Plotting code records

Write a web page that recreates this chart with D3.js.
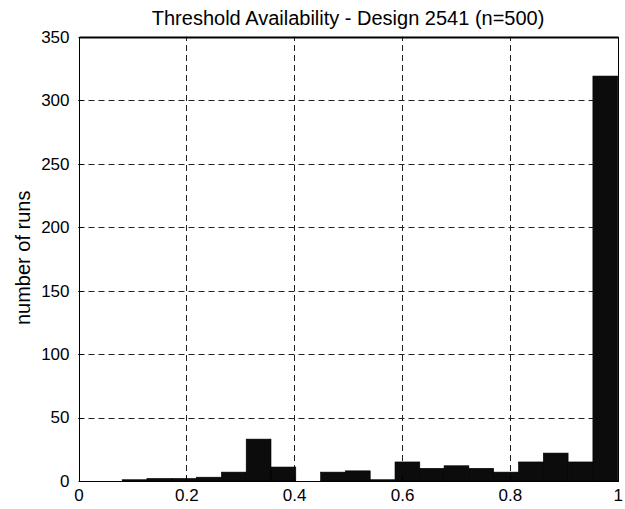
<!DOCTYPE html>
<html>
<head>
<meta charset="utf-8">
<script src="https://cdn.jsdelivr.net/npm/d3@7"></script>
<style>
  html, body { margin: 0; padding: 0; background: #fff; }
  svg { display: block; }
  text { font-family: "Liberation Sans", Arial, Helvetica, sans-serif; fill: #000; }
</style>
</head>
<body>
<svg id="chart" width="625" height="509"></svg>
<script>
// Histogram bin edges (availability fraction) and the run count in each bin
const binEdges = [0.081, 0.127, 0.173, 0.219, 0.265, 0.311, 0.357, 0.403, 0.449, 0.495,
                  0.541, 0.587, 0.633, 0.678, 0.724, 0.770, 0.816, 0.862, 0.908, 0.954, 1.0];
const counts = [1, 2, 2, 3, 7, 33, 11, 0, 7, 8, 1, 15, 10, 12, 10, 7, 15, 22, 15, 319];
const xTicks = [0, 0.2, 0.4, 0.6, 0.8, 1];
const xTickLabels = ["0", "0.2", "0.4", "0.6", "0.8", "1"];
const yTicks = [0, 50, 100, 150, 200, 250, 300, 350];
const titleText = "Threshold Availability - Design 2541 (n=500)";
const yLabelText = "number of runs";

const bins = counts.map((c, i) => ({ x0: binEdges[i], x1: binEdges[i + 1], count: c }));

const svg = d3.select("#chart");
const margin = { left: 78.5, right: 625 - 617.7, top: 36.7, bottom: 509 - 481 };
const W = 625, H = 509;

const x = d3.scaleLinear().domain([0, 1]).range([margin.left, W - margin.right]);
const y = d3.scaleLinear().domain([0, 350]).range([H - margin.bottom, margin.top]);

// dashed grid lines
const grid = svg.append("g").attr("stroke", "#222").attr("stroke-width", 1).attr("stroke-dasharray", "6,4");
grid.selectAll("line.gx").data(xTicks.slice(1, -1)).join("line")
  .attr("x1", d => Math.round(x(d)) + 0.5).attr("x2", d => Math.round(x(d)) + 0.5)
  .attr("y1", y(0)).attr("y2", y(350));
grid.selectAll("line.gy").data(yTicks.slice(1, -1)).join("line")
  .attr("y1", d => Math.round(y(d)) + 0.5).attr("y2", d => Math.round(y(d)) + 0.5)
  .attr("x1", x(0)).attr("x2", x(1));

// histogram bars
svg.append("g").selectAll("rect").data(bins).join("rect")
  .attr("x", d => x(d.x0))
  .attr("width", d => x(d.x1) - x(d.x0))
  .attr("y", d => y(d.count))
  .attr("height", d => y(0) - y(d.count))
  .attr("fill", "#0c0c0c")
  .attr("stroke", "#000")
  .attr("stroke-width", 0.6);

// axes box
const bx0 = Math.round(x(0)) + 0.5, bx1 = Math.round(x(1)) + 0.5;
const by0 = Math.round(y(0)) + 0.5, by1 = Math.round(y(350)) + 0.5;
svg.append("rect")
  .attr("x", bx0).attr("y", by1)
  .attr("width", bx1 - bx0).attr("height", by0 - by1)
  .attr("fill", "none").attr("stroke", "#000").attr("stroke-width", 1);
svg.append("line")
  .attr("x1", bx0).attr("x2", bx1).attr("y1", by1).attr("y2", by1)
  .attr("stroke", "#000").attr("stroke-width", 2);

// axes with labels only (tick marks drawn inside below)
const xAxis = d3.axisBottom(x).tickValues(xTicks).tickFormat((d, i) => xTickLabels[i]).tickSize(0).tickPadding(8);
const yAxis = d3.axisLeft(y).tickValues(yTicks).tickFormat(d3.format("d")).tickSize(0).tickPadding(9);

const gx = svg.append("g").attr("transform", `translate(0,${y(0)})`).call(xAxis);
const gy = svg.append("g").attr("transform", `translate(${x(0)},0)`).call(yAxis);
[gx, gy].forEach(g => {
  g.select(".domain").remove();
  g.selectAll("text").attr("font-size", 17).attr("font-family", "'Liberation Sans', Arial, sans-serif");
});

// inward tick marks
const ticks = svg.append("g").attr("stroke", "#000").attr("stroke-width", 1);
ticks.selectAll("line.tx").data(xTicks).join("line")
  .attr("x1", d => Math.round(x(d)) + 0.5).attr("x2", d => Math.round(x(d)) + 0.5)
  .attr("y1", y(0)).attr("y2", y(0) - 5);
ticks.selectAll("line.ty").data(yTicks).join("line")
  .attr("y1", d => Math.round(y(d)) + 0.5).attr("y2", d => Math.round(y(d)) + 0.5)
  .attr("x1", x(0)).attr("x2", x(0) + 5);

// title
svg.append("text")
  .attr("x", (x(0) + x(1)) / 2).attr("y", 24.5)
  .attr("text-anchor", "middle").attr("font-size", 20)
  .text(titleText);

// y-axis label
svg.append("text")
  .attr("transform", `translate(30,${(y(0) + y(350)) / 2 - 1}) rotate(-90)`)
  .attr("text-anchor", "middle").attr("font-size", 20)
  .text(yLabelText);
</script>
</body>
</html>
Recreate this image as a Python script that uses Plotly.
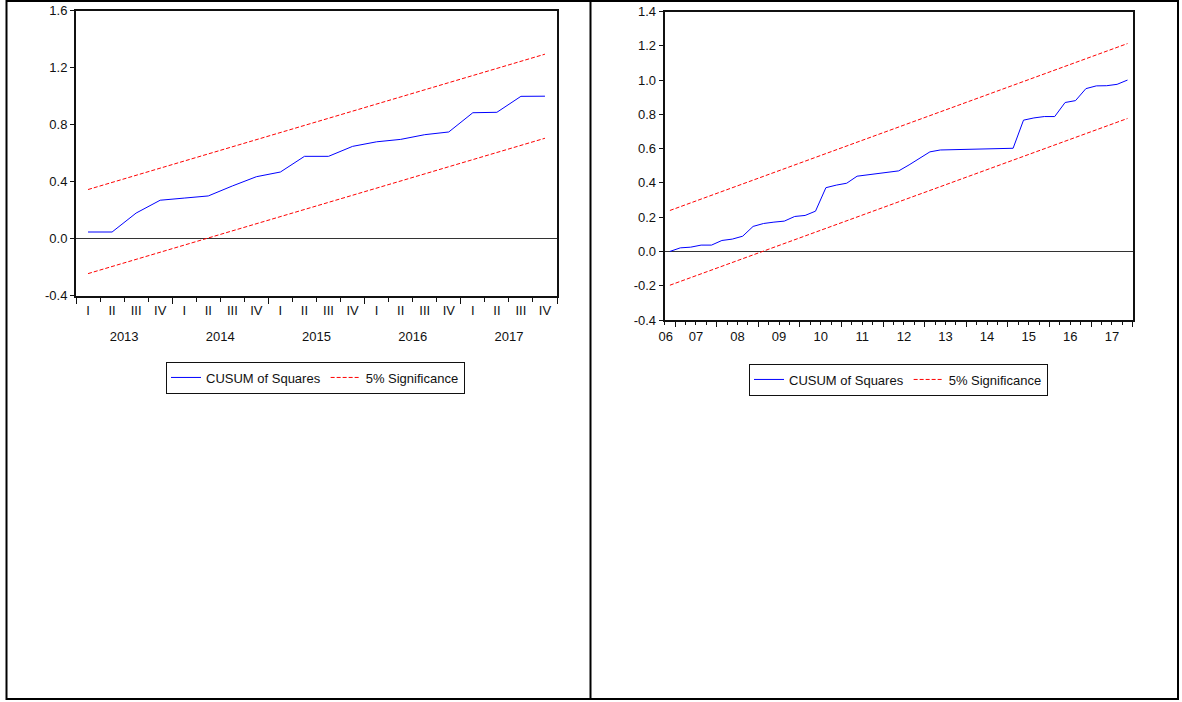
import plotly.graph_objects as go

W, H = 1182, 702

# ---------------- data ----------------
# Left panel: quarterly, 2013Q1 - 2017Q4
left_quarter_labels = ["I", "II", "III", "IV", "I", "II", "III", "IV", "I", "II",
                       "III", "IV", "I", "II", "III", "IV", "I", "II", "III", "IV"]
left_years = ["2013", "2014", "2015", "2016", "2017"]
left_cusumsq = [0.047, 0.047, 0.18, 0.27, 0.285, 0.30, 0.37, 0.435, 0.468, 0.578,
                0.578, 0.648, 0.68, 0.697, 0.73, 0.749, 0.884, 0.887, 0.999, 1.0]
left_upper_ends = [0.345, 1.295]   # 5% bound at first / last observation
left_lower_ends = [-0.245, 0.705]
left_yticks = [-0.4, 0.0, 0.4, 0.8, 1.2, 1.6]
left_ytext = ["-0.4", "0.0", "0.4", "0.8", "1.2", "1.6"]

# Right panel: quarterly, 2006Q4 - 2017Q4
right_years = ["06", "07", "08", "09", "10", "11", "12", "13", "14", "15", "16", "17"]
right_cusumsq = [0.000, 0.021, 0.025, 0.037, 0.037, 0.064, 0.072, 0.089, 0.146, 0.163,
                 0.171, 0.177, 0.204, 0.210, 0.235, 0.372, 0.387, 0.398, 0.439, 0.447,
                 0.455, 0.462, 0.470, 0.505, 0.545, 0.581, 0.592, 0.593, 0.594, 0.595,
                 0.596, 0.597, 0.598, 0.602, 0.766, 0.779, 0.787, 0.787, 0.869, 0.880,
                 0.950, 0.966, 0.967, 0.975, 1.000]
right_upper_ends = [0.239, 1.213]
right_lower_ends = [-0.197, 0.776]
right_yticks = [-0.4, -0.2, 0.0, 0.2, 0.4, 0.6, 0.8, 1.0, 1.2, 1.4]
right_ytext = ["-0.4", "-0.2", "0.0", "0.2", "0.4", "0.6", "0.8", "1.0", "1.2", "1.4"]

FONT = "Arial, Liberation Sans, sans-serif"
BLUE = "#0000FF"
RED = "#FF0000"
INK = "#111"


def px_x(p):
    return p / W


def px_y(p):
    return 1 - p / H


nL = len(left_cusumsq)
nR = len(right_cusumsq)
xL = list(range(nL))
xR = list(range(nR))

fig = go.Figure()

# left panel traces
fig.add_trace(go.Scatter(x=xL, y=left_cusumsq, mode="lines", name="CUSUM of Squares",
                         line=dict(color=BLUE, width=1), xaxis="x", yaxis="y", legend="legend"))
fig.add_trace(go.Scatter(x=[xL[0], xL[-1]], y=left_upper_ends, mode="lines", name="5% Significance",
                         line=dict(color=RED, width=1, dash="4px,2px"), xaxis="x", yaxis="y",
                         legend="legend", legendgroup="sigL"))
fig.add_trace(go.Scatter(x=[xL[0], xL[-1]], y=left_lower_ends, mode="lines", name="5% Significance",
                         line=dict(color=RED, width=1, dash="4px,2px"), xaxis="x", yaxis="y",
                         legend="legend", legendgroup="sigL", showlegend=False))

# right panel traces
fig.add_trace(go.Scatter(x=xR, y=right_cusumsq, mode="lines", name="CUSUM of Squares",
                         line=dict(color=BLUE, width=1), xaxis="x2", yaxis="y2", legend="legend2"))
fig.add_trace(go.Scatter(x=[xR[0], xR[-1]], y=right_upper_ends, mode="lines", name="5% Significance",
                         line=dict(color=RED, width=1, dash="4px,2px"), xaxis="x2", yaxis="y2",
                         legend="legend2", legendgroup="sigR"))
fig.add_trace(go.Scatter(x=[xR[0], xR[-1]], y=right_lower_ends, mode="lines", name="5% Significance",
                         line=dict(color=RED, width=1, dash="4px,2px"), xaxis="x2", yaxis="y2",
                         legend="legend2", legendgroup="sigR", showlegend=False))

# empty carrier traces so the overlay axes (year ticks / labels) get drawn
fig.add_trace(go.Scatter(x=[], y=[], mode="lines", xaxis="x3", yaxis="y", showlegend=False,
                         hoverinfo="skip"))
fig.add_trace(go.Scatter(x=[], y=[], mode="lines", xaxis="x4", yaxis="y2", showlegend=False,
                         hoverinfo="skip"))

# tick positions derived from the data length
L_bounds = [i - 0.5 for i in range(nL + 1)]
L_year_bounds = [i - 0.5 for i in range(0, nL + 1, 4)]
L_year_centers = [i + 1.5 for i in range(0, nL, 4)]
R_bounds = [i - 0.5 for i in range(nR + 1)]
R_year_bounds = [i + 0.5 for i in range(0, nR, 4)]
R_year_centers = [-0.4] + [i + 2.5 for i in range(0, nR - 1, 4)]

tickfont = dict(family=FONT, size=13, color=INK)
axis_common = dict(showline=True, linecolor=INK, linewidth=2, mirror=True, showgrid=False,
                   tickfont=tickfont, automargin=False)

fig.update_layout(
    width=W, height=H,
    margin=dict(l=0, r=0, t=0, b=0, pad=0, autoexpand=False),
    paper_bgcolor="white", plot_bgcolor="white",
    font=dict(family=FONT, size=13, color=INK),
    xaxis=dict(domain=[px_x(76), px_x(557)], range=[-0.5, nL - 0.5], anchor="y",
               tickmode="array", tickvals=xL, ticktext=left_quarter_labels, ticks="",
               ticklabelstandoff=2, zeroline=False,
               minor=dict(tickmode="array", tickvals=L_bounds, ticks="outside", ticklen=4,
                          tickcolor=INK, tickwidth=1),
               **axis_common),
    xaxis3=dict(overlaying="x", anchor="y", range=[-0.5, nL - 0.5], side="bottom",
                tickmode="array", tickvals=L_year_centers, ticktext=left_years, ticks="",
                ticklabelstandoff=31, showline=False, showgrid=False, zeroline=False,
                tickfont=tickfont, automargin=False,
                minor=dict(tickmode="array", tickvals=L_year_bounds, ticks="outside", ticklen=7,
                           tickcolor=INK, tickwidth=1)),
    yaxis=dict(domain=[px_y(295.7), px_y(10.7)], range=[-0.4, 1.6], anchor="x",
               tickmode="array", tickvals=left_yticks, ticktext=left_ytext,
               ticks="outside", ticklen=4, tickcolor=INK,
               zeroline=True, zerolinecolor="#333", zerolinewidth=1, **axis_common),
    xaxis2=dict(domain=[px_x(664.7), px_x(1132.7)], range=[-0.5, nR - 0.5], anchor="y2",
                tickmode="array", tickvals=R_year_centers, ticktext=right_years, ticks="",
                ticklabelstandoff=3, zeroline=False,
                minor=dict(tickmode="array", tickvals=R_bounds, ticks="outside", ticklen=3,
                           tickcolor=INK, tickwidth=1),
                **axis_common),
    xaxis4=dict(overlaying="x2", anchor="y2", range=[-0.5, nR - 0.5], side="bottom",
                tickmode="array", tickvals=R_year_bounds, ticks="outside", ticklen=6,
                tickcolor=INK, showticklabels=False, showline=False, showgrid=False,
                zeroline=False, automargin=False),
    yaxis2=dict(domain=[px_y(320), px_y(11.5)], range=[-0.4, 1.4], anchor="x2",
                tickmode="array", tickvals=right_yticks, ticktext=right_ytext,
                ticks="outside", ticklen=4, tickcolor=INK,
                zeroline=True, zerolinecolor="#333", zerolinewidth=1, **axis_common),
    legend=dict(orientation="h", x=px_x(315.5), xanchor="center", y=px_y(361.5), yanchor="top",
                bordercolor=INK, borderwidth=1, bgcolor="white",
                font=dict(family=FONT, size=13, color=INK), itemwidth=30,
                tracegroupgap=0, itemclick=False),
    legend2=dict(orientation="h", x=px_x(898.5), xanchor="center", y=px_y(363.5), yanchor="top",
                 bordercolor=INK, borderwidth=1, bgcolor="white",
                 font=dict(family=FONT, size=13, color=INK), itemwidth=30,
                 tracegroupgap=0, itemclick=False),
    showlegend=True,
)

# outer table frame
frame = dict(type="line", xref="paper", yref="paper", line=dict(color="black", width=2))
fig.add_shape(x0=px_x(6.5), x1=px_x(6.5), y0=px_y(0), y1=px_y(700), **frame)
fig.add_shape(x0=px_x(590.5), x1=px_x(590.5), y0=px_y(0), y1=px_y(700), **frame)
fig.add_shape(x0=px_x(1178), x1=px_x(1178), y0=px_y(0), y1=px_y(700), **frame)
fig.add_shape(x0=px_x(6.5), x1=px_x(1178), y0=px_y(1), y1=px_y(1), **frame)
fig.add_shape(x0=px_x(6.5), x1=px_x(1178), y0=px_y(699), y1=px_y(699), **frame)

post = """
var gd = document.getElementById('{plot_id}');
document.documentElement.style.margin='0';
document.body.style.margin='0';
document.body.style.overflow='hidden';
gd.style.position='fixed';
gd.style.left='0px';
gd.style.top='0px';
"""

fig.write_html("out.html", post_script=post, config={"displayModeBar": False, "responsive": False})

REQUEST
Repeat the lines exactly as they stand, from the opening line of the data through the line with "const W = 625, H = 509;". Pictures stay out of the copy.

EXERCISE RESULT
Write a web page that recreates this chart with D3.js.
<!DOCTYPE html>
<html>
<head>
<meta charset="utf-8">
<script src="https://cdn.jsdelivr.net/npm/d3@7"></script>
<style>
  html, body { margin: 0; padding: 0; background: #fff; }
  svg { display: block; }
  text { font-family: "Liberation Sans", Arial, Helvetica, sans-serif; fill: #000; }
</style>
</head>
<body>
<svg id="chart" width="625" height="509"></svg>
<script>
// Histogram bin edges (availability fraction) and the run count in each bin
const binEdges = [0.081, 0.127, 0.173, 0.219, 0.265, 0.311, 0.357, 0.403, 0.449, 0.495,
                  0.541, 0.587, 0.633, 0.678, 0.724, 0.770, 0.816, 0.862, 0.908, 0.954, 1.0];
const counts = [1, 2, 2, 3, 7, 33, 11, 0, 7, 8, 1, 15, 10, 12, 10, 7, 15, 22, 15, 319];
const xTicks = [0, 0.2, 0.4, 0.6, 0.8, 1];
const xTickLabels = ["0", "0.2", "0.4", "0.6", "0.8", "1"];
const yTicks = [0, 50, 100, 150, 200, 250, 300, 350];
const titleText = "Threshold Availability - Design 2541 (n=500)";
const yLabelText = "number of runs";

const bins = counts.map((c, i) => ({ x0: binEdges[i], x1: binEdges[i + 1], count: c }));

const svg = d3.select("#chart");
const margin = { left: 78.5, right: 625 - 617.7, top: 36.7, bottom: 509 - 481 };
const W = 625, H = 509;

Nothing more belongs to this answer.